* Problem details:
Here is the task for the listing below: output exactly the lines from the one containing "What TikZ code" through the one containing "(arrS) -- (arrE);", and leave out the pictures.

* Given data:
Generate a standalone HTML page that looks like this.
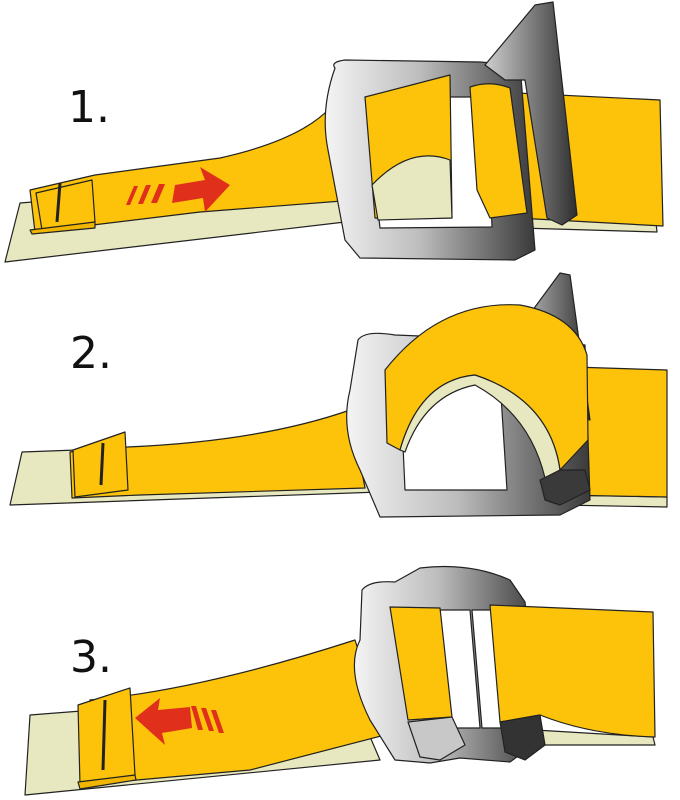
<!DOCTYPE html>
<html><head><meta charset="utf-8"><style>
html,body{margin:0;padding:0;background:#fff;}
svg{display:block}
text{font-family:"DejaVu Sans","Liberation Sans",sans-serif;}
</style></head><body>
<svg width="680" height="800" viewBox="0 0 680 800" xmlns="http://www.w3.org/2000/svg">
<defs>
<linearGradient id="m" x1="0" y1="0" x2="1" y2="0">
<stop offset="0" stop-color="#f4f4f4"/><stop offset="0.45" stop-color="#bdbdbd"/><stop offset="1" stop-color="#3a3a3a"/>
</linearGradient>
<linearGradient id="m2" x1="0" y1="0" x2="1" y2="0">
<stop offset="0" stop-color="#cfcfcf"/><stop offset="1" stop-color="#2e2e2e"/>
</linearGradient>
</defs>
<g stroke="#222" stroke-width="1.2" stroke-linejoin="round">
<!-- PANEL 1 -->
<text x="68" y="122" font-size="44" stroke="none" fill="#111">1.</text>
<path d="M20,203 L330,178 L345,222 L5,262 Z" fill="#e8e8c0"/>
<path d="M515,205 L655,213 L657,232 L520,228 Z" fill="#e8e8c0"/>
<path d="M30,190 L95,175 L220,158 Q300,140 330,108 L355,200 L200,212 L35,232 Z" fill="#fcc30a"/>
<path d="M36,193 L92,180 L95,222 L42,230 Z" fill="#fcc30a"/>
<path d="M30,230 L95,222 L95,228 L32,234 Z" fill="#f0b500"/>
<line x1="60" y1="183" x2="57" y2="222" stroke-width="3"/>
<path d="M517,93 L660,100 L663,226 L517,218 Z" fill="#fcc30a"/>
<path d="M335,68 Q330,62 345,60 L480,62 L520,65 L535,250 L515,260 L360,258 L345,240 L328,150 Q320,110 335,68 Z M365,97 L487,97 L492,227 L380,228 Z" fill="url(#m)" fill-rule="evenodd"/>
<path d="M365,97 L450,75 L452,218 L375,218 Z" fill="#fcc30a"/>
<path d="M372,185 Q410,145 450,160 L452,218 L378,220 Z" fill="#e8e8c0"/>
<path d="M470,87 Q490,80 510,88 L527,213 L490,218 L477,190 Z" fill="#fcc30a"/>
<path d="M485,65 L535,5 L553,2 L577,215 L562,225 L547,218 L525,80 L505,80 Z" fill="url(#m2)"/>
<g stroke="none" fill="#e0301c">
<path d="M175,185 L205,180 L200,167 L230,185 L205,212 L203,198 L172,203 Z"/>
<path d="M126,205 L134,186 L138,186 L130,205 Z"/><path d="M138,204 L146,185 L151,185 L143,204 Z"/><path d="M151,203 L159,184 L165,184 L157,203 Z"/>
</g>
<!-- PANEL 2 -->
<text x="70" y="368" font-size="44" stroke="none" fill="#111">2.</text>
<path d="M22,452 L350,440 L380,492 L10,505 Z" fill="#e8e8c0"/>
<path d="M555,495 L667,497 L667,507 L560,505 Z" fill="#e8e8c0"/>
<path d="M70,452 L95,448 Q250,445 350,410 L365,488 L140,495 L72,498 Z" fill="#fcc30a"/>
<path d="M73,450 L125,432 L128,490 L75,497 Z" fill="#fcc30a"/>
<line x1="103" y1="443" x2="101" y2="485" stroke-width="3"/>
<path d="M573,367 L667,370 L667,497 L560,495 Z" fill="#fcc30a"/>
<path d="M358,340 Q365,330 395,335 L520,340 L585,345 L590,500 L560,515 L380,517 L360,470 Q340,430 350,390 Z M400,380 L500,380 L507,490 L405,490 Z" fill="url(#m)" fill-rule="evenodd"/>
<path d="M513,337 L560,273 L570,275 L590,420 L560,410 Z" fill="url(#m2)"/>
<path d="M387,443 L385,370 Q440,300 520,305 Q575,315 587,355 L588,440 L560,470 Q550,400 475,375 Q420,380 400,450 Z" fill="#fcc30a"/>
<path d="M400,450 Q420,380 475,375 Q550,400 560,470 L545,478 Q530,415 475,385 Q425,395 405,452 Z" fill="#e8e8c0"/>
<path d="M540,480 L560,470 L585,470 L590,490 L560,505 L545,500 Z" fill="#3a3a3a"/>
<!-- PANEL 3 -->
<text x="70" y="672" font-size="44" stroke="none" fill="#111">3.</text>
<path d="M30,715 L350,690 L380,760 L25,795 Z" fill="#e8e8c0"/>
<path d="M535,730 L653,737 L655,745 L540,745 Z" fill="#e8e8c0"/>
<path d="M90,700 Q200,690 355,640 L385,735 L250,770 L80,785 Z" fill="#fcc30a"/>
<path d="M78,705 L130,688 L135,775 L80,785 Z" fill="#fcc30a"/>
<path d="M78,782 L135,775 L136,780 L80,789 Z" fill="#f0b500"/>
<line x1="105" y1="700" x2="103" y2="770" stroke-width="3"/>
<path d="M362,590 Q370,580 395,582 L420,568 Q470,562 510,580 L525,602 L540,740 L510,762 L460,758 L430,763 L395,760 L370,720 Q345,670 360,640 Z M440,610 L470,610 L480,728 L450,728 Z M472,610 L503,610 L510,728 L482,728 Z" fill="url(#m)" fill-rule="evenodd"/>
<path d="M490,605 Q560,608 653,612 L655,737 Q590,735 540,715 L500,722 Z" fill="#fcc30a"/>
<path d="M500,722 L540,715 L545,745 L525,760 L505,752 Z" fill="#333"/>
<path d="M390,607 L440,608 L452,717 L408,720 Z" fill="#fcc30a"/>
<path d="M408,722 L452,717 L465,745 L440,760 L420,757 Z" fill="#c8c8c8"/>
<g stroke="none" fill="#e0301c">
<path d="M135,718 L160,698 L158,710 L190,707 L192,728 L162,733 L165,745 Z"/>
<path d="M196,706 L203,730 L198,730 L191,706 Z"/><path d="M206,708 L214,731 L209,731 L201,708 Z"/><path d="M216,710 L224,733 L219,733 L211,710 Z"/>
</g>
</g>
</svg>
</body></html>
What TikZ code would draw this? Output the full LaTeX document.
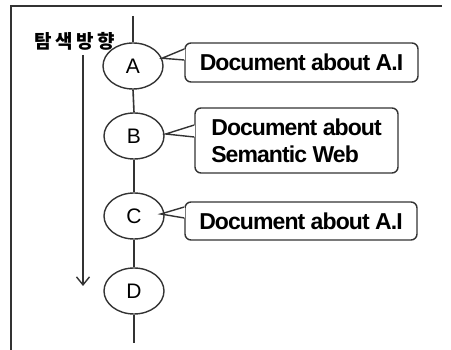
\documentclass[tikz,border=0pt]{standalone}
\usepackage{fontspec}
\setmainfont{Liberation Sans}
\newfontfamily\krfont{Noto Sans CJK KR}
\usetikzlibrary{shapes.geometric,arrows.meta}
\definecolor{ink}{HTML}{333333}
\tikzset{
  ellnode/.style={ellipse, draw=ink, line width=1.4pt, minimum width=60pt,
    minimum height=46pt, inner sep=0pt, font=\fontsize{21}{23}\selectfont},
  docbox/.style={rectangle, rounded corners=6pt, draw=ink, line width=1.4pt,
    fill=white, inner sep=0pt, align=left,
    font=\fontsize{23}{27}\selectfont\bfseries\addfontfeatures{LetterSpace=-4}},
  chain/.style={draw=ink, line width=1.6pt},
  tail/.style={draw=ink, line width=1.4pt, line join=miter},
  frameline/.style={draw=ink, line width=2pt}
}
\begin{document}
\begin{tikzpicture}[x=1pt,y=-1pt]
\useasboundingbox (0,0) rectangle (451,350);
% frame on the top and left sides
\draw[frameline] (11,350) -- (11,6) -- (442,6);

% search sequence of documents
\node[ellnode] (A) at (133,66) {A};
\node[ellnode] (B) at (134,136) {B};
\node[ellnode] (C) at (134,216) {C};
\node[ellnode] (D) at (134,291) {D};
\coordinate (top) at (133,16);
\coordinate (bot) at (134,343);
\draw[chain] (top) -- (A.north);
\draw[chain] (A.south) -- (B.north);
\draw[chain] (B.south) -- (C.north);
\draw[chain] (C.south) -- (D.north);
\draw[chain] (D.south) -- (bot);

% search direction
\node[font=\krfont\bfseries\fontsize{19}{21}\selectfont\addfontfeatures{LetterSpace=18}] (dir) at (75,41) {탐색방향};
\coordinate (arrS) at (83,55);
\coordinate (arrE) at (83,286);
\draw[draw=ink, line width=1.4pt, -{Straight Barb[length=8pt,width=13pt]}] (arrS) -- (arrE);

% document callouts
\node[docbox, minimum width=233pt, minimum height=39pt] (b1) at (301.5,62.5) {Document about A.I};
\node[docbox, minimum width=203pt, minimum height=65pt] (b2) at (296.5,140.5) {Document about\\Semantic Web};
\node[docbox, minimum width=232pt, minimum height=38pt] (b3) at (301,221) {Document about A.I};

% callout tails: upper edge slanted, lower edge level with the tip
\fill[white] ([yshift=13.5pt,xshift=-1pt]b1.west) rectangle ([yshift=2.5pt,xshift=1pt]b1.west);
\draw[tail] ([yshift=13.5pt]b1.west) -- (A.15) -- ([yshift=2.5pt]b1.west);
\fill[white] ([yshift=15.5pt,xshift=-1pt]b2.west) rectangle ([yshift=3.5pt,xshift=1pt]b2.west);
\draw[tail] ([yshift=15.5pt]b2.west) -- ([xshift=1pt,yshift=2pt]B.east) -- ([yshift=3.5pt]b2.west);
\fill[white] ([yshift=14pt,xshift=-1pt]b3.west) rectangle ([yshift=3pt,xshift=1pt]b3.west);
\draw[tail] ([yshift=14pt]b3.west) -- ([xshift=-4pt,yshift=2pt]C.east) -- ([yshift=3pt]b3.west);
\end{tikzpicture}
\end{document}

* Response:
What TikZ code would draw this? Output the full LaTeX document.
\documentclass[tikz,border=0pt]{standalone}
\usepackage{fontspec}
\setmainfont{Liberation Sans}
\newfontfamily\krfont{Noto Sans CJK KR}
\usetikzlibrary{shapes.geometric,arrows.meta}
\definecolor{ink}{HTML}{333333}
\tikzset{
  ellnode/.style={ellipse, draw=ink, line width=1.4pt, minimum width=60pt,
    minimum height=46pt, inner sep=0pt, font=\fontsize{21}{23}\selectfont},
  docbox/.style={rectangle, rounded corners=6pt, draw=ink, line width=1.4pt,
    fill=white, inner sep=0pt, align=left,
    font=\fontsize{23}{27}\selectfont\bfseries\addfontfeatures{LetterSpace=-4}},
  chain/.style={draw=ink, line width=1.6pt},
  tail/.style={draw=ink, line width=1.4pt, line join=miter},
  frameline/.style={draw=ink, line width=2pt}
}
\begin{document}
\begin{tikzpicture}[x=1pt,y=-1pt]
\useasboundingbox (0,0) rectangle (451,350);
% frame on the top and left sides
\draw[frameline] (11,350) -- (11,6) -- (442,6);

% search sequence of documents
\node[ellnode] (A) at (133,66) {A};
\node[ellnode] (B) at (134,136) {B};
\node[ellnode] (C) at (134,216) {C};
\node[ellnode] (D) at (134,291) {D};
\coordinate (top) at (133,16);
\coordinate (bot) at (134,343);
\draw[chain] (top) -- (A.north);
\draw[chain] (A.south) -- (B.north);
\draw[chain] (B.south) -- (C.north);
\draw[chain] (C.south) -- (D.north);
\draw[chain] (D.south) -- (bot);

% search direction
\node[font=\krfont\bfseries\fontsize{19}{21}\selectfont\addfontfeatures{LetterSpace=18}] (dir) at (75,41) {탐색방향};
\coordinate (arrS) at (83,55);
\coordinate (arrE) at (83,286);
\draw[draw=ink, line width=1.4pt, -{Straight Barb[length=8pt,width=13pt]}] (arrS) -- (arrE);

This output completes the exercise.